Monetizing other externalities is even more challenging and entangled with uncertainties.
An example: Agricultural land use could be valued based on cropland lease rates, but these are subject to significant variation even within the EU, ranging from 26 to 600 euros per hectare and year in Slovakia and the Netherlands, respectively. The LCA-based valuation approach developed by van Harmelen et al. (2012) approximates the annual external cost of land use at 940 euros per hectare. Pricing the land use associated with the raw materials used by Henkel at the latter value results in some 40 million euros. Applying the pricing approach to Henkel’s ‘Abiotic Depletion Potential’ (ADP) and applying the price of antimony (Sb) which characterizes this metric - 9000 US dollars per ton – would result in some 220 million euros. This compares to Henkel’s overall expenditure of 8.5 billion euros on direct materials (2018).

Water prices generally depend on numerous political as well as regional factors including the infrastructure. Furthermore, at times of scarcity access to water is generally not controlled by price but rather influenced by political decisions or existing rights. Therefore, even a scarcity adjusted price for water would be a questionable basis for business decisions.
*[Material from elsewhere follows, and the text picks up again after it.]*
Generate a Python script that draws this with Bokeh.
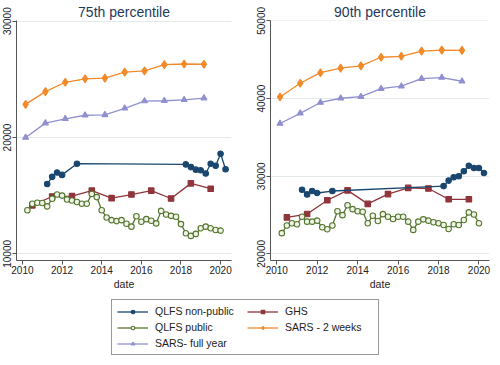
from bokeh.plotting import figure
from bokeh.layouts import column, row
from bokeh.models import Range1d, FixedTicker, Legend, LegendItem
from bokeh.embed import file_html
from bokeh.resources import INLINE

# ---------------- data ----------------
nonpub_dates = [2011.25, 2011.5, 2011.75, 2012.0, 2012.75, 2018.25, 2018.5,
                2018.75, 2019.0, 2019.25, 2019.5, 2019.75, 2020.0, 2020.25]
pub_dates = [2010.25, 2010.5, 2010.75, 2011.0, 2011.25, 2011.5, 2011.75, 2012.0,
             2012.25, 2012.5, 2012.75, 2013.0, 2013.25, 2013.5, 2013.75, 2014.0,
             2014.25, 2014.5, 2014.75, 2015.0, 2015.25, 2015.5, 2015.75, 2016.0,
             2016.25, 2016.5, 2016.75, 2017.0, 2017.25, 2017.5, 2017.75, 2018.0,
             2018.25, 2018.5, 2018.75, 2019.0, 2019.25, 2019.5, 2019.75, 2020.0]
ghs_dates = [2010.5, 2011.5, 2012.5, 2013.5, 2014.5, 2015.5, 2016.5, 2017.5, 2018.5, 2019.5]
sars_dates = [2010.16, 2011.16, 2012.16, 2013.16, 2014.16, 2015.16, 2016.16,
              2017.16, 2018.16, 2019.16]

# 75th percentile
p75_nonpub = [16000, 16620, 16990, 16790, 17750, 17690, 17460, 17240, 17190,
              16910, 17750, 17580, 18600, 17270]
p75_pub = [13745, 14310, 14395, 14370, 14080, 14735, 15100, 15010, 14675, 14590,
           14455, 14310, 14310, 15155, 14880, 13745, 13130, 12900, 12815, 12900,
           12590, 12340, 13240, 12760, 12985, 12850, 12620, 13695, 13380, 13270,
           13185, 12560, 11775, 11545, 11715, 12200, 12340, 12200, 12055, 12000]
p75_ghs = [14170, 14930, 14960, 15435, 14790, 15100, 15435, 14760, 16060, 15600]
p75_sars2w = [22850, 23950, 24750, 25050, 25110, 25620, 25730, 26270, 26320, 26300]
p75_sarsfy = [20000, 21240, 21610, 21915, 21950, 22510, 23135, 23160, 23245, 23390]

# 90th percentile
p90_nonpub = [28260, 27660, 28095, 27840, 28095, 28730, 29440, 29870, 30000,
              30635, 31350, 31055, 31055, 30420]
p90_pub = [22670, 23650, 23940, 23810, 24790, 24155, 24155, 24280, 23430, 23180,
           23650, 25500, 24990, 26265, 25760, 25500, 25430, 23940, 24920, 24230,
           25120, 24790, 24490, 24790, 24790, 24155, 23090, 24155, 24450, 24280,
           24070, 23940, 23720, 23215, 23810, 23720, 24360, 25340, 25080, 23940]
p90_ghs = [24700, 25130, 26910, 28180, 26440, 27700, 28500, 28420, 27030, 27030]
p90_sars2w = [40200, 41975, 43330, 43920, 44215, 45320, 45440, 46110, 46240, 46200]
p90_sarsfy = [36785, 38100, 39494, 40040, 40250, 41266, 41595, 42570, 42700, 42230]

x_ticks = [2010, 2012, 2014, 2016, 2018, 2020]
p75_ticks = [10000, 20000, 30000]
p90_ticks = [20000, 30000, 40000, 50000]

series_names = ["QLFS non-public", "QLFS public", "SARS- full year", "GHS", "SARS - 2 weeks"]

# ---------------- styles ----------------
FONT = "Liberation Sans"
C_NAVY = "#1a476f"
C_GREEN = "#55752f"
C_RED = "#90353b"
C_ORANGE = "#f28a2a"
C_PURPLE = "#9090d0"
G_FILL = "#eef3e6"
TXT = "#222222"
AX = "#555555"

STYLE = {
    "QLFS non-public": (C_NAVY, "circle", 5.5, C_NAVY),
    "QLFS public": (C_GREEN, "circle", 5.5, G_FILL),
    "SARS- full year": (C_PURPLE, "triangle", 6, C_PURPLE),
    "GHS": (C_RED, "square", 5.5, C_RED),
    "SARS - 2 weeks": (C_ORANGE, "diamond", 8, C_ORANGE),
}


def add_series(p, name, x, y):
    c, m, s, f = STYLE[name]
    rl = p.line(x, y, line_color=c, line_width=1.3)
    rs = p.scatter(x, y, marker=m, size=s, line_color=c, fill_color=f, line_width=1.1)
    return rl, rs


def make_panel(title, y0, y1, yticks, x0, x1, width, mbl, mbr, data):
    p = figure(width=width, height=292, output_backend="svg", toolbar_location=None,
               x_range=Range1d(x0, x1), y_range=Range1d(y0, y1),
               min_border_left=mbl, min_border_right=mbr,
               min_border_top=19, min_border_bottom=32, title=title)
    p.title.text_font = FONT
    p.title.text_font_size = "14px"
    p.title.text_font_style = "normal"
    p.title.text_color = "#1e3a5a"
    p.title.align = "center"
    p.title.standoff = 2
    p.outline_line_color = None
    p.background_fill_color = "white"
    p.border_fill_color = "white"

    p.xaxis.ticker = FixedTicker(ticks=x_ticks)
    p.yaxis.ticker = FixedTicker(ticks=yticks)
    p.xaxis.axis_label = "date"
    p.xaxis.axis_label_text_font = FONT
    p.xaxis.axis_label_text_font_size = "10.5px"
    p.xaxis.axis_label_text_font_style = "normal"
    p.xaxis.axis_label_text_color = TXT
    p.xaxis.axis_label_standoff = 1
    for ax in (p.xaxis, p.yaxis):
        ax.major_label_text_font = FONT
        ax.major_label_text_font_size = "10px"
        ax.major_label_text_color = TXT
        ax.major_tick_in = 0
        ax.major_tick_out = 4
        ax.minor_tick_in = 0
        ax.minor_tick_out = 0
        ax.major_label_standoff = 1
        ax.axis_line_color = AX
        ax.major_tick_line_color = AX
    p.yaxis.major_label_orientation = "vertical"
    p.xgrid.visible = False
    p.ygrid.grid_line_color = "#e4e9ec"
    p.ygrid.grid_line_width = 1

    nonpub, pub, ghs, s2w, sfy = data
    add_series(p, "SARS- full year", sars_dates, sfy)
    add_series(p, "SARS - 2 weeks", sars_dates, s2w)
    add_series(p, "GHS", ghs_dates, ghs)
    add_series(p, "QLFS public", pub_dates, pub)
    add_series(p, "QLFS non-public", nonpub_dates, nonpub)
    return p


p1 = make_panel("75th percentile", 9430, 30060, p75_ticks, 2009.7, 2020.55, 242, 14, 11,
                (p75_nonpub, p75_pub, p75_ghs, p75_sars2w, p75_sarsfy))
p2 = make_panel("90th percentile", 19150, 50050, p90_ticks, 2009.69, 2020.52, 250, 28, 3,
                (p90_nonpub, p90_pub, p90_ghs, p90_sars2w, p90_sarsfy))

# ---------------- legend (series drawn out of view, only their keys show) ----------------
lg = figure(width=492, height=65, output_backend="svg", toolbar_location=None,
            x_range=Range1d(0, 1), y_range=Range1d(0, 1), min_border=0)
lg.axis.visible = False
lg.grid.visible = False
lg.outline_line_color = None

legend_data = {
    "QLFS non-public": (nonpub_dates, p75_nonpub),
    "QLFS public": (pub_dates, p75_pub),
    "SARS- full year": (sars_dates, p75_sarsfy),
    "GHS": (ghs_dates, p75_ghs),
    "SARS - 2 weeks": (sars_dates, p75_sars2w),
}
items = []
for name in series_names:
    x, y = legend_data[name]
    rl, rs = add_series(lg, name, x, y)
    items.append(LegendItem(label=name, renderers=[rl, rs]))

legend = Legend(items=items, location=(111, 2), orientation="vertical", nrows=3,
                glyph_width=31, glyph_height=9, label_height=12, label_width=88,
                label_text_font=FONT, label_text_font_size="10.5px", label_text_color=TXT,
                label_standoff=7, spacing=4, padding=5, margin=0,
                border_line_color="#333333", border_line_width=1,
                background_fill_color="white", background_fill_alpha=1)
lg.add_layout(legend)

layout = column(row(p1, p2), lg)
open("out.html", "w").write(file_html(layout, INLINE))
Following and analyzing major attempts in the last decades to develop a sound methodology that measures and monetizes environmental and social externalities, we still see limits monetizing impacts for the following reasons:

Even though the intention is good, the concept of impact valuation is only reasonable, if the prices defined for the externalities are reliable and reflect a very complex reality. This reality comprises seasonality, geographical differences that lead to scarcities, but also regulations and other political activities that do not allow for valid market prices. The situation becomes even more challenging and vague looking at social impacts like wellbeing. Current approaches reflect rather an estimation than an accurate methodology. We are not convinced that using non-market valuation techniques (e.g. willingness to pay or wellbeing valuation) to put a monetary value on these impacts or using secondary data from beneficiary groups is an appropriate approach to solid measurement and reporting.

We do not consider the underlying quantification of impacts and the related science in the first place reliable enough. The data used to monetize impacts often lacks robustness, hence the signal of such monetary value is generally not reliable and relevant enough to derive good business decisions. This is especially the case, if next to seasonal and geographical characteristics also political influence is considered.

And finally, there is a consensus in society and the political debate that certain things should not be priced. When it comes to the value of a life, or the status of health, e.g. in form of the indicator “disability adjusted life years” indicator, the discussion takes place on an ethical level.